Each sock demonstrates a key architecture from her book. I completed one during the class, started a second on the bus ride home, and when I got back I cooked dinner as fast as I possibly could (because don’t you hate it when meeting physical needs like hunger gets in the way of your knitting time), so that I could finish the second and then decide on a ‘real’ sock to start in on from the book.
Much of what Cat does relies on thinking mathematically in a way that frees you. Take these two wee toe-up socks, for example. They may look slightly different, but mathematically they are virtually identical. They are the same size, same gauge, have the same toe, same heel, and have the exact same # of stitches, round for round. The only difference is the location of the increases over the arch of the foot. And would you get this? According to Cat, you can put them anywhere. No really, anywhere. As long as you increase 2 sts every 3 rows, between finishing the toe and starting the heel, you are good to go. It is mind-blowingly true. And her book demonstrates several different different architectures based on this truth.

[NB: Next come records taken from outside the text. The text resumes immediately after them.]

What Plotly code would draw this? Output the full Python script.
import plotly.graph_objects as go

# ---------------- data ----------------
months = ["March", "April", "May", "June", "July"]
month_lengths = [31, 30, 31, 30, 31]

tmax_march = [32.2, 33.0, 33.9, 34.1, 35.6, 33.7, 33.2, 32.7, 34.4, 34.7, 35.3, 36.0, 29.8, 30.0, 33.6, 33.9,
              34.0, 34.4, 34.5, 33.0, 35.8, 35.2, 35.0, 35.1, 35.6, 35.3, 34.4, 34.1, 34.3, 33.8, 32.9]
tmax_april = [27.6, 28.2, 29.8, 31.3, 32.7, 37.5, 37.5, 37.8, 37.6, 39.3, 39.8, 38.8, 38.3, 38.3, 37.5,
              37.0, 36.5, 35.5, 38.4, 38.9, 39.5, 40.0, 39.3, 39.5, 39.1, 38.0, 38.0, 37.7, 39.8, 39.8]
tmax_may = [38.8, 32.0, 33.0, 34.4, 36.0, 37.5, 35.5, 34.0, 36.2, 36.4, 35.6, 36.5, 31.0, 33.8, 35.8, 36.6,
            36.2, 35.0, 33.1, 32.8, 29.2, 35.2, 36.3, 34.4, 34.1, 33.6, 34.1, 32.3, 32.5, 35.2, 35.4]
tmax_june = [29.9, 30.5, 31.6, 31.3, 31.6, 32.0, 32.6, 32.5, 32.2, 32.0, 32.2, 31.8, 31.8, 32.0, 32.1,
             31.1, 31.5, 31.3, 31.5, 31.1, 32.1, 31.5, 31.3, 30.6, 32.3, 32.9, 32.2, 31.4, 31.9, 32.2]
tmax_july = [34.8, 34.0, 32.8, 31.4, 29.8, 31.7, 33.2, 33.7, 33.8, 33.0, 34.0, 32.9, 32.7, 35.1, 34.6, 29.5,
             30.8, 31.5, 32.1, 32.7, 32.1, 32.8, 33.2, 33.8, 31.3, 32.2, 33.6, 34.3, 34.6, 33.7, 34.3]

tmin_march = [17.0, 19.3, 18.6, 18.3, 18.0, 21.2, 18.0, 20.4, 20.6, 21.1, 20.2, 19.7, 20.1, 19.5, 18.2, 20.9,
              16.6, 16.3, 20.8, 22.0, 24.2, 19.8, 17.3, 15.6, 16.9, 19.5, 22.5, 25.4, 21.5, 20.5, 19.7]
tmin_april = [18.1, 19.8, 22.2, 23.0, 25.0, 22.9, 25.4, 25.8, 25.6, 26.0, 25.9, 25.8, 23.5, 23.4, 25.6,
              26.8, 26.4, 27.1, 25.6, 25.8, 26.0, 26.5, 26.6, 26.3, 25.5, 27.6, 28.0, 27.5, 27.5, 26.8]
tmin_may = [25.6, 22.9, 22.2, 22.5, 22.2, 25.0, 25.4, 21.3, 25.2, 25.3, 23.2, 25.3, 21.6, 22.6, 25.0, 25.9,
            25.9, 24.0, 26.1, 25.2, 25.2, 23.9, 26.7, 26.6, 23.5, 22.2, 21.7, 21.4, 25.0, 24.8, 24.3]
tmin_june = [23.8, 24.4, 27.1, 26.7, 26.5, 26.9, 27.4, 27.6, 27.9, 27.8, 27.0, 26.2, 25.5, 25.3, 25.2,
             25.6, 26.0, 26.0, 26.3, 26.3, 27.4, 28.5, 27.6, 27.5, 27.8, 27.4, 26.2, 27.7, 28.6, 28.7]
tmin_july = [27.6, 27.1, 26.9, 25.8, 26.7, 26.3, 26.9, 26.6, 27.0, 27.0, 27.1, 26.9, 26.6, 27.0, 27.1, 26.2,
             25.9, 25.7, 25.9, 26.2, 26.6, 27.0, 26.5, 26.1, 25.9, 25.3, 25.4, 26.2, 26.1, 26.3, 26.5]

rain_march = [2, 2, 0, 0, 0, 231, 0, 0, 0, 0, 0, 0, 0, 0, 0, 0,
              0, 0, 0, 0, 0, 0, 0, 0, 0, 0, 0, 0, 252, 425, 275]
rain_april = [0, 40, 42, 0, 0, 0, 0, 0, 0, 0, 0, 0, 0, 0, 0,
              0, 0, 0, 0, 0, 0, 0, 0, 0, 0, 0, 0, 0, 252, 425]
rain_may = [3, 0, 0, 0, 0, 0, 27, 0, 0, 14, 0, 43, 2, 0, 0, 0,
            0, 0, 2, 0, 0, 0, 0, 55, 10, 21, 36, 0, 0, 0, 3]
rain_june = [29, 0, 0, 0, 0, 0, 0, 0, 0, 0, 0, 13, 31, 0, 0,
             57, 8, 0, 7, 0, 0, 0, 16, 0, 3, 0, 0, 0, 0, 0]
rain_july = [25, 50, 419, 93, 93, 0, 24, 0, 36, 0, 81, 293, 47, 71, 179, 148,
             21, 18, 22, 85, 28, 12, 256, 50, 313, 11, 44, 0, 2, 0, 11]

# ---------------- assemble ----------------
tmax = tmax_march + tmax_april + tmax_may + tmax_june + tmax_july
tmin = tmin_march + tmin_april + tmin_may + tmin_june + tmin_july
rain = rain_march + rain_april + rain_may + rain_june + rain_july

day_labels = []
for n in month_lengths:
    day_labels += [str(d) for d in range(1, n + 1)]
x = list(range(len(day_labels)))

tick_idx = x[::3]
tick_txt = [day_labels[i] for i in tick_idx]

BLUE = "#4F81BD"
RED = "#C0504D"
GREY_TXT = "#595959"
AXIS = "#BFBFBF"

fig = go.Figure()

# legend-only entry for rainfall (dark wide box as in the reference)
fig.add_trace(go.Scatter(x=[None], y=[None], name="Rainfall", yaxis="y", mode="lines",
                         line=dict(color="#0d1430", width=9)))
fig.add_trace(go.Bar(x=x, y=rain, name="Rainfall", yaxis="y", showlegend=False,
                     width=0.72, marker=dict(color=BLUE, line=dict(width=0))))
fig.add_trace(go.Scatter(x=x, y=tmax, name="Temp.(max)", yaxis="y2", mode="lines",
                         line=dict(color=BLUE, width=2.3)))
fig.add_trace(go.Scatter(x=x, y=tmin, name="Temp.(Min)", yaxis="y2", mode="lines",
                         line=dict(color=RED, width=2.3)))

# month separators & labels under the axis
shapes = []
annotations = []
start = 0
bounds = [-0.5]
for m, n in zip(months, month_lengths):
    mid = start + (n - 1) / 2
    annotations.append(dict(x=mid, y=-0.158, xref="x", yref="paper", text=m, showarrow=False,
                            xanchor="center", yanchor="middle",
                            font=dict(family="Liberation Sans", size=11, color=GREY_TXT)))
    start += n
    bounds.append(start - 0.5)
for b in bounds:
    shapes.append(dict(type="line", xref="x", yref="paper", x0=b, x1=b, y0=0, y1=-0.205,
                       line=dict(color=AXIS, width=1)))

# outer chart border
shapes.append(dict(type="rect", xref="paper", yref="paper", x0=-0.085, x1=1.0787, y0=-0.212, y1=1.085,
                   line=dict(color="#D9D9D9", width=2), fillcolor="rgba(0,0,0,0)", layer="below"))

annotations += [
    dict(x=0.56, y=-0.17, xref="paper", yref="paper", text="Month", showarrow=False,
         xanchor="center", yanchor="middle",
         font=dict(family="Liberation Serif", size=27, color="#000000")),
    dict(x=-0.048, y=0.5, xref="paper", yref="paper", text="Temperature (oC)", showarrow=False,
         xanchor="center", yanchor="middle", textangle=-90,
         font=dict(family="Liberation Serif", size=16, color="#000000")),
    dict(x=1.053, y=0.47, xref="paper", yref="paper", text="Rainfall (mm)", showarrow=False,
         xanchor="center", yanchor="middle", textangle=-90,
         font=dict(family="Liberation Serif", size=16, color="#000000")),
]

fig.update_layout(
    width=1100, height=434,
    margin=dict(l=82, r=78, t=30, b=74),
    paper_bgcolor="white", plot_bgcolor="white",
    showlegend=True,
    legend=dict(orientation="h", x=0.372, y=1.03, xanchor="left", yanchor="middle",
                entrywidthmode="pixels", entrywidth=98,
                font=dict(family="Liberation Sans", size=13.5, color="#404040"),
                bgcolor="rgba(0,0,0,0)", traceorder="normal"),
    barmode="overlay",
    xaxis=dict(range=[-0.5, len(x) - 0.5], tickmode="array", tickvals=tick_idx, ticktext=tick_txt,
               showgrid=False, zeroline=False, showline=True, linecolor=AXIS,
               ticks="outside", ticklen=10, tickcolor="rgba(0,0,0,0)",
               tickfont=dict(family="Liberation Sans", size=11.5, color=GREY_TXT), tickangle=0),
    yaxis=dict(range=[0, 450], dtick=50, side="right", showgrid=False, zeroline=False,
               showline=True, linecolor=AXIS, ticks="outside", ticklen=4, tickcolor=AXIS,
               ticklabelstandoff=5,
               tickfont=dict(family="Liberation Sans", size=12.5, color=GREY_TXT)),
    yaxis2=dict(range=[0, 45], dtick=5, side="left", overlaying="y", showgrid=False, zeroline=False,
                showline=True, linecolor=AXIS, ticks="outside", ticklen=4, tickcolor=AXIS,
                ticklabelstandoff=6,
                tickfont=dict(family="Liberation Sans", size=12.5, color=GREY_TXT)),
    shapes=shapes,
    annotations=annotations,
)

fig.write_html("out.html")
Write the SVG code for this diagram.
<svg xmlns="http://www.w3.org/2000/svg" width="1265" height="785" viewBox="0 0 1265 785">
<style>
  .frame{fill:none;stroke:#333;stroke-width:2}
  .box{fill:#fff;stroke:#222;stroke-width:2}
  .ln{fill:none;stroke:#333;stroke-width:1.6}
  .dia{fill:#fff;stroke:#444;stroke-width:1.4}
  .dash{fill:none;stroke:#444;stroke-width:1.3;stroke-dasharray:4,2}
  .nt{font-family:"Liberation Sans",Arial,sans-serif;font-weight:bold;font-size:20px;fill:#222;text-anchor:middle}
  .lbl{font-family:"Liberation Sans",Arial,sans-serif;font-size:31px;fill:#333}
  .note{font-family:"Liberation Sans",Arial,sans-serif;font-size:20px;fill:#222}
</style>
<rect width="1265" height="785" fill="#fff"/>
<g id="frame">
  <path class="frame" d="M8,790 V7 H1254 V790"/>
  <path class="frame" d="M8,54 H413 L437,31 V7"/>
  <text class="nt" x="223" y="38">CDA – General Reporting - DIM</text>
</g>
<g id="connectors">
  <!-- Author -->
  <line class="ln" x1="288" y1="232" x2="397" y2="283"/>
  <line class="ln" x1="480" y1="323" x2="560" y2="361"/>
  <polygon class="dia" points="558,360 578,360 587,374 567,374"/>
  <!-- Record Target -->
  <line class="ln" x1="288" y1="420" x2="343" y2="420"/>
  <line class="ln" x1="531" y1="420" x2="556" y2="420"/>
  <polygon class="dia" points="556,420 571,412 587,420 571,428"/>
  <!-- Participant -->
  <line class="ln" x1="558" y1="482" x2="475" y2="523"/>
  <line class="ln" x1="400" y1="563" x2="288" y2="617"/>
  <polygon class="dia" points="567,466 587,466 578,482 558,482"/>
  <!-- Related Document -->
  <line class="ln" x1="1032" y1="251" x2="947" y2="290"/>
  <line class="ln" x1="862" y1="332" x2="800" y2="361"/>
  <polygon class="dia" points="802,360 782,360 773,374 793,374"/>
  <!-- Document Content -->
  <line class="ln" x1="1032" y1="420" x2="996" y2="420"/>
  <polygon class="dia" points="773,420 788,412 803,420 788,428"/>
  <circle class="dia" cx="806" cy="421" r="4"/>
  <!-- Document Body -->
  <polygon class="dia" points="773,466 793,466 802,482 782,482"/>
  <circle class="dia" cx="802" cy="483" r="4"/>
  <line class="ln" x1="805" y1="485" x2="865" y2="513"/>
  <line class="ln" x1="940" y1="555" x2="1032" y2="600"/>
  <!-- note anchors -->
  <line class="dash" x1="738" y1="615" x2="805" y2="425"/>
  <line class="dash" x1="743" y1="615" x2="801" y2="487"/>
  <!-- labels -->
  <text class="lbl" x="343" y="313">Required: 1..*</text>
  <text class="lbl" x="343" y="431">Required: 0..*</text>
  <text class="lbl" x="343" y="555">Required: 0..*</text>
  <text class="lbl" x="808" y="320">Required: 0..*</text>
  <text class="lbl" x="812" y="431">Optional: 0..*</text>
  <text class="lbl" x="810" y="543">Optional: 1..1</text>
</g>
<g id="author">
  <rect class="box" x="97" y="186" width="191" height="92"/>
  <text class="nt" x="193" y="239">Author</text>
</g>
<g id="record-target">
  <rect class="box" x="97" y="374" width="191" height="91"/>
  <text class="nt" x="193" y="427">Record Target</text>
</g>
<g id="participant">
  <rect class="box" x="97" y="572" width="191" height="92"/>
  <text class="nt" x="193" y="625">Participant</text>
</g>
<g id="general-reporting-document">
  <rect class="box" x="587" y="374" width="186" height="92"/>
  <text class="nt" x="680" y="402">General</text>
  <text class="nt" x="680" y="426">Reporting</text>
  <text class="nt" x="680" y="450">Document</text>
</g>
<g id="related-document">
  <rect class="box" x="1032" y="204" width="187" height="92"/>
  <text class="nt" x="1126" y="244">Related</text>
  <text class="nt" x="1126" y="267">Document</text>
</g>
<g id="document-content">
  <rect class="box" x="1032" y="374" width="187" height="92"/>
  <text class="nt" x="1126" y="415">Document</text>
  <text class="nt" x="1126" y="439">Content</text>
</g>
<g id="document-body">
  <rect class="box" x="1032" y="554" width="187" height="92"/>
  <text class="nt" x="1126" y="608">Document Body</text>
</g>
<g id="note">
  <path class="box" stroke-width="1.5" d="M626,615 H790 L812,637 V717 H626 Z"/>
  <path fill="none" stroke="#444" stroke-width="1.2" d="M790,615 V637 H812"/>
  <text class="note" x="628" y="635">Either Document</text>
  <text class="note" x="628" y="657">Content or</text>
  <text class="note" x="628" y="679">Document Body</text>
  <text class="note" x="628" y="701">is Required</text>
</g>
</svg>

And so, I have begun a Real Sock after my bit of training yesterday – am trying out the Bartholomew’s Tantalizing Sock first, but I think I could have started with any of them. I am looking forward to seeing it take shape.
I’m also on cat-sitting duty this week, chez Beatrice, Ramona, and Halley, and wouldn’t you know it Cat’s socks are actually fully cat-approved.
Now if I can just figure out how knitting these socks will help me write my conference paper I need to do for next week, I’ll be golden. What do you think the chances of that are?
Catch you later as the adventures continue. Keep your knitting close by!